-------- MATERIAL FOR THIS EXERCISE --------

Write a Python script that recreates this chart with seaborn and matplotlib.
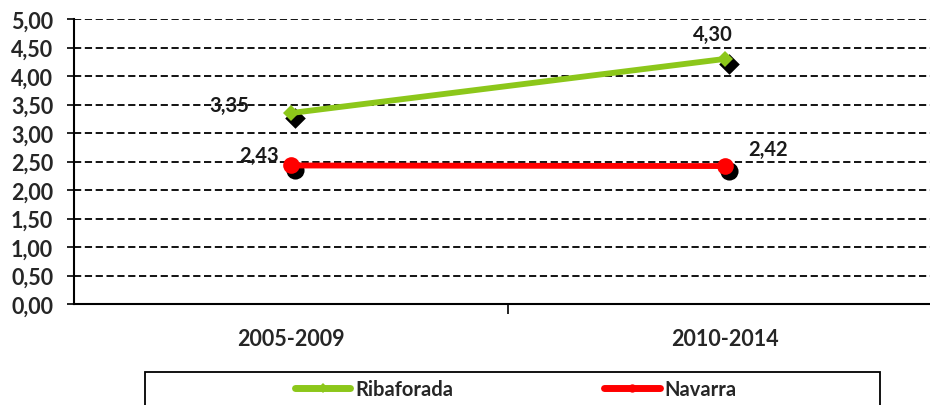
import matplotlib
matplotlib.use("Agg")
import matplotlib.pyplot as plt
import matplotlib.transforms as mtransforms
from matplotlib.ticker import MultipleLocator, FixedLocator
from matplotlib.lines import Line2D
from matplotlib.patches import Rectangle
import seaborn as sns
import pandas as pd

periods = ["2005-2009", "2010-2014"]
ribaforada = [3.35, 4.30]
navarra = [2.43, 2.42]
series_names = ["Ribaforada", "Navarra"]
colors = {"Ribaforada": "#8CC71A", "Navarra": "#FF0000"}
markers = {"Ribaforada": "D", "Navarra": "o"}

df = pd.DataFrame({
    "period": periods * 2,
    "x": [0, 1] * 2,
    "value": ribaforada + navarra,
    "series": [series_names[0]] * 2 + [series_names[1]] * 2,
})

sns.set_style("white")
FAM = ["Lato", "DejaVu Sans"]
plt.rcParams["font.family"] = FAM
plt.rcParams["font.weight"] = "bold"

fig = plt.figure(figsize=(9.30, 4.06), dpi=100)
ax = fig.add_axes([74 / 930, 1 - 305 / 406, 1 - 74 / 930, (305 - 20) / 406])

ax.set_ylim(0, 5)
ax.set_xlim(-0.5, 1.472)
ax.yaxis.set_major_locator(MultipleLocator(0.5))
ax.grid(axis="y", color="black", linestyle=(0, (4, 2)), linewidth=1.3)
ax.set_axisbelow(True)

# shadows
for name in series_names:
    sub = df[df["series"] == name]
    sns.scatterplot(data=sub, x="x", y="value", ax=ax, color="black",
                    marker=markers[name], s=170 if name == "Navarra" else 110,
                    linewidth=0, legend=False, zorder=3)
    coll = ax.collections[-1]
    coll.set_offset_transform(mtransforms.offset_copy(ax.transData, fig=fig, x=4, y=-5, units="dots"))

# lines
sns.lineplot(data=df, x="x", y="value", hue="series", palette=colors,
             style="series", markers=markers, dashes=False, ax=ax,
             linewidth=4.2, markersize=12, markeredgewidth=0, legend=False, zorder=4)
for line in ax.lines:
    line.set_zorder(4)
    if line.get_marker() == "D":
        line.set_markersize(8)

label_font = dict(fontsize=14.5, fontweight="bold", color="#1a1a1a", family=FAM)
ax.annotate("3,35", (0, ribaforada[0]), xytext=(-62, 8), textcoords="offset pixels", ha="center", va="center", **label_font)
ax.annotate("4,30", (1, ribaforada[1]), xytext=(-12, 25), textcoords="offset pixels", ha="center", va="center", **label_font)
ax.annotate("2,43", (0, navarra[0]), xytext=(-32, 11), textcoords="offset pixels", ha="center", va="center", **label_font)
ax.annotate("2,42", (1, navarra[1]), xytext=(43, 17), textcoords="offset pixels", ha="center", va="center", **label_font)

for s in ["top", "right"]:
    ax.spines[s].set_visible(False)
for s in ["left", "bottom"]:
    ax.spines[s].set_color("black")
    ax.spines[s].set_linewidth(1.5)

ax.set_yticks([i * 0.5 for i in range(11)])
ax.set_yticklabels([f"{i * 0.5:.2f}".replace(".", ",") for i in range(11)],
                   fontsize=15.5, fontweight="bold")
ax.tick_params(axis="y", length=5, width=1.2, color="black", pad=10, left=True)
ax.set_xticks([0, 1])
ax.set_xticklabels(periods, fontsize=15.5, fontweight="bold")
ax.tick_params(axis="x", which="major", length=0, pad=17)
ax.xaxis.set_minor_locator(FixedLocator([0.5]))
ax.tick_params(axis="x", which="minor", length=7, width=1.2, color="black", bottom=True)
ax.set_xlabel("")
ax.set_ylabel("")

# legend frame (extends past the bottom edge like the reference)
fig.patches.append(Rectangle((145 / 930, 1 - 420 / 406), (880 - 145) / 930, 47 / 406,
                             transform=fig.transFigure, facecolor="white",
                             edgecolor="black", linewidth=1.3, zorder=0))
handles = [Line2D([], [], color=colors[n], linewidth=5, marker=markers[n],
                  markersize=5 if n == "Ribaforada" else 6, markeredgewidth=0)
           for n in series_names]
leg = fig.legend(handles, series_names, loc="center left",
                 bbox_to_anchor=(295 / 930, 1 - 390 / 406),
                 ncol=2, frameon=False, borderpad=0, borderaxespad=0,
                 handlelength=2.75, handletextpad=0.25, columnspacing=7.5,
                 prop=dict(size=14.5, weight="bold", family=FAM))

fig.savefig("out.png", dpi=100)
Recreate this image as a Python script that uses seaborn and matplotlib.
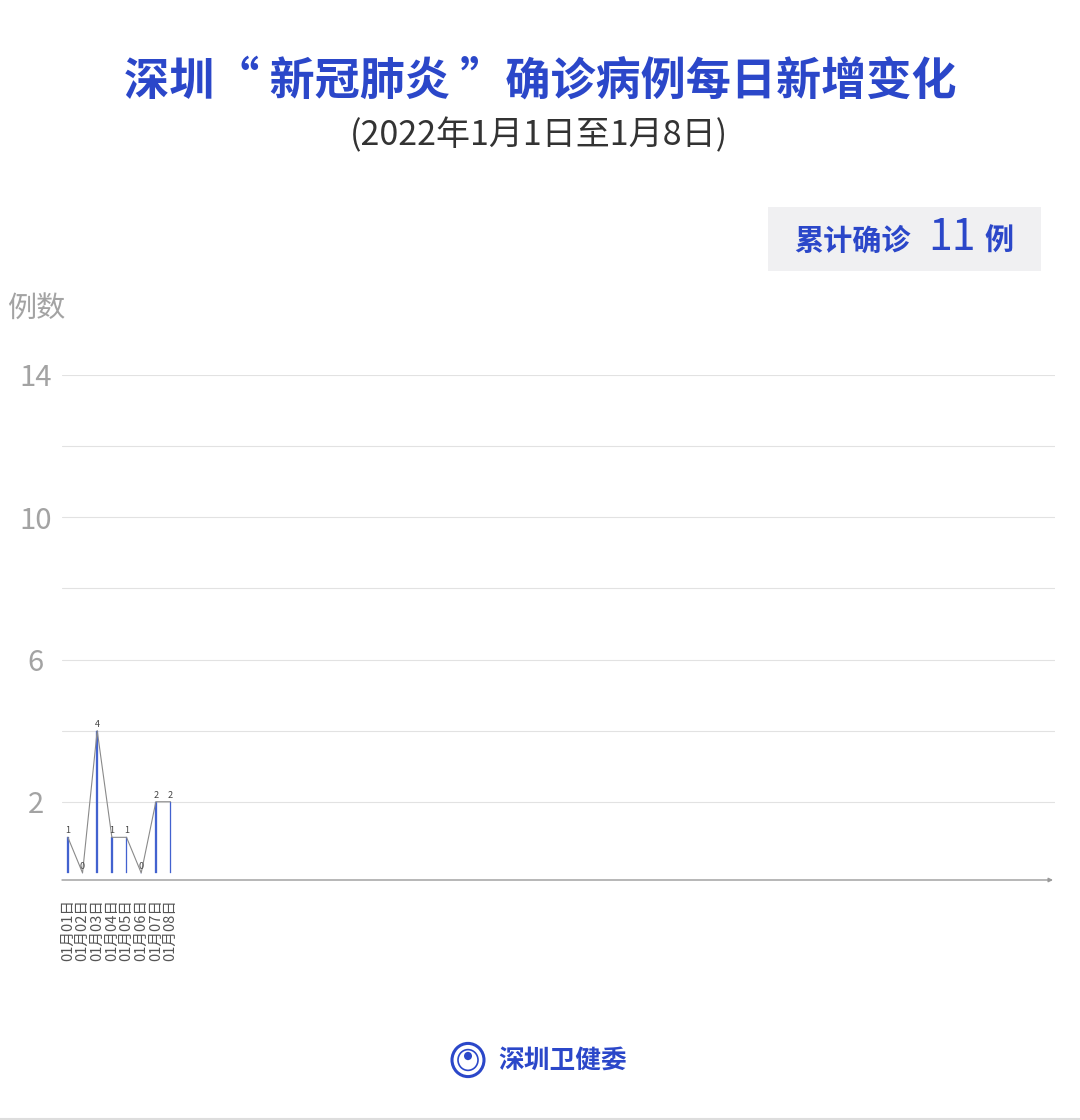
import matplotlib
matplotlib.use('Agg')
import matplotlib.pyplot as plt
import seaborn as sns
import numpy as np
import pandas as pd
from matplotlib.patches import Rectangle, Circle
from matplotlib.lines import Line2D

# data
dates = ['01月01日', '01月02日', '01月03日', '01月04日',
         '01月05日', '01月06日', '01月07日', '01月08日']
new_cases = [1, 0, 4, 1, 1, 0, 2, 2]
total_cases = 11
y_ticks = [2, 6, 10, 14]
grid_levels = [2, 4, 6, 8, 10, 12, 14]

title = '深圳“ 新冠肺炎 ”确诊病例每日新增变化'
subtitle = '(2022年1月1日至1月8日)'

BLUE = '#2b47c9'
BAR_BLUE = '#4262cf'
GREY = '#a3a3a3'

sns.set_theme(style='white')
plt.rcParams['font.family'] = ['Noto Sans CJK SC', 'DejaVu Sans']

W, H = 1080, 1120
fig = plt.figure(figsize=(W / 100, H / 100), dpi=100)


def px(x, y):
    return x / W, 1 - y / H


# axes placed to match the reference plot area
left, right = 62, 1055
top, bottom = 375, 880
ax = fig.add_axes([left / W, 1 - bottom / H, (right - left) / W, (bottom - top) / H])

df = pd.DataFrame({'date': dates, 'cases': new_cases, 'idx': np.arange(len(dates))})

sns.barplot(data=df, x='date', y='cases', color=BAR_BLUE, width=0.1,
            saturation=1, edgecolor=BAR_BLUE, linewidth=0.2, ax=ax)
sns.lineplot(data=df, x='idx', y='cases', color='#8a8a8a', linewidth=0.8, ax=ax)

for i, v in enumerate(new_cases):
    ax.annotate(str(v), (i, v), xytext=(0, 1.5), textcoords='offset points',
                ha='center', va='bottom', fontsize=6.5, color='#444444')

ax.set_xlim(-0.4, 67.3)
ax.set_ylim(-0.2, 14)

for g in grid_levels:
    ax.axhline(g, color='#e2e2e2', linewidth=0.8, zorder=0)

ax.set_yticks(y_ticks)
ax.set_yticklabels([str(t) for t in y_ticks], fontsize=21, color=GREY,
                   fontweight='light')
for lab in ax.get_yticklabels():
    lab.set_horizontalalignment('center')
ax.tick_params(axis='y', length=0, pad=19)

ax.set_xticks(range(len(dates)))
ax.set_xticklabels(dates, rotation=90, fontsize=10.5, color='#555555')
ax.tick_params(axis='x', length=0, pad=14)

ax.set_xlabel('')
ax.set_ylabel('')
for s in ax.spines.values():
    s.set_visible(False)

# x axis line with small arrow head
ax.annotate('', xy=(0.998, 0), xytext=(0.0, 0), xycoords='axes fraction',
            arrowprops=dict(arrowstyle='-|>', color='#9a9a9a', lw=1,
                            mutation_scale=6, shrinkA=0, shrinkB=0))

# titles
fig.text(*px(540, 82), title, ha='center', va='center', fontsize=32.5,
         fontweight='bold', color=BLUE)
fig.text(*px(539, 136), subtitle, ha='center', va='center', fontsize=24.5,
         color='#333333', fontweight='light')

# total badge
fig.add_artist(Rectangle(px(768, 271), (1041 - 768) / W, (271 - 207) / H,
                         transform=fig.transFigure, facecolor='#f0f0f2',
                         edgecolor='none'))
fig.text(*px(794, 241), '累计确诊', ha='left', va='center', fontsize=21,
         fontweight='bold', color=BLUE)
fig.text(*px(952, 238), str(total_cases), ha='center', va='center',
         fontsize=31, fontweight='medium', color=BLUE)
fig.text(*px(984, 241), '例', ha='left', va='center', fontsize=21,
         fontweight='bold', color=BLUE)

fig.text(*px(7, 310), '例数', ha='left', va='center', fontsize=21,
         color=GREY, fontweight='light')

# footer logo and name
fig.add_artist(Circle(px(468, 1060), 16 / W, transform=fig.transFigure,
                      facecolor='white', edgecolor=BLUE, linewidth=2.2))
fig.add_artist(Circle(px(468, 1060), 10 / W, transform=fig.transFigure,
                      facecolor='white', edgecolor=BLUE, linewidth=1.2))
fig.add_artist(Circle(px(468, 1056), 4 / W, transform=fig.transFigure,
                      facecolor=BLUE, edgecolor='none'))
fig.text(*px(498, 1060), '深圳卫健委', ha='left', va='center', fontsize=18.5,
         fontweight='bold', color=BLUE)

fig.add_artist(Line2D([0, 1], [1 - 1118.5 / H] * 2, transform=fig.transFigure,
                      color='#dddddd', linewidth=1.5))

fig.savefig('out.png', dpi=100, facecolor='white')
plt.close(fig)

--------

INSTRUCTIONS FOR THE TASK
Pictures stay out. Print the data exactly, from its first line through the line containing "ax.set_axisbelow(True)".

ANSWER TO THE EXERCISE
Write a Python script that recreates this chart with seaborn and matplotlib.
import matplotlib
matplotlib.use("Agg")
import matplotlib.pyplot as plt
import matplotlib.transforms as mtransforms
from matplotlib.ticker import MultipleLocator, FixedLocator
from matplotlib.lines import Line2D
from matplotlib.patches import Rectangle
import seaborn as sns
import pandas as pd

periods = ["2005-2009", "2010-2014"]
ribaforada = [3.35, 4.30]
navarra = [2.43, 2.42]
series_names = ["Ribaforada", "Navarra"]
colors = {"Ribaforada": "#8CC71A", "Navarra": "#FF0000"}
markers = {"Ribaforada": "D", "Navarra": "o"}

df = pd.DataFrame({
    "period": periods * 2,
    "x": [0, 1] * 2,
    "value": ribaforada + navarra,
    "series": [series_names[0]] * 2 + [series_names[1]] * 2,
})

sns.set_style("white")
FAM = ["Lato", "DejaVu Sans"]
plt.rcParams["font.family"] = FAM
plt.rcParams["font.weight"] = "bold"

fig = plt.figure(figsize=(9.30, 4.06), dpi=100)
ax = fig.add_axes([74 / 930, 1 - 305 / 406, 1 - 74 / 930, (305 - 20) / 406])

ax.set_ylim(0, 5)
ax.set_xlim(-0.5, 1.472)
ax.yaxis.set_major_locator(MultipleLocator(0.5))
ax.grid(axis="y", color="black", linestyle=(0, (4, 2)), linewidth=1.3)
ax.set_axisbelow(True)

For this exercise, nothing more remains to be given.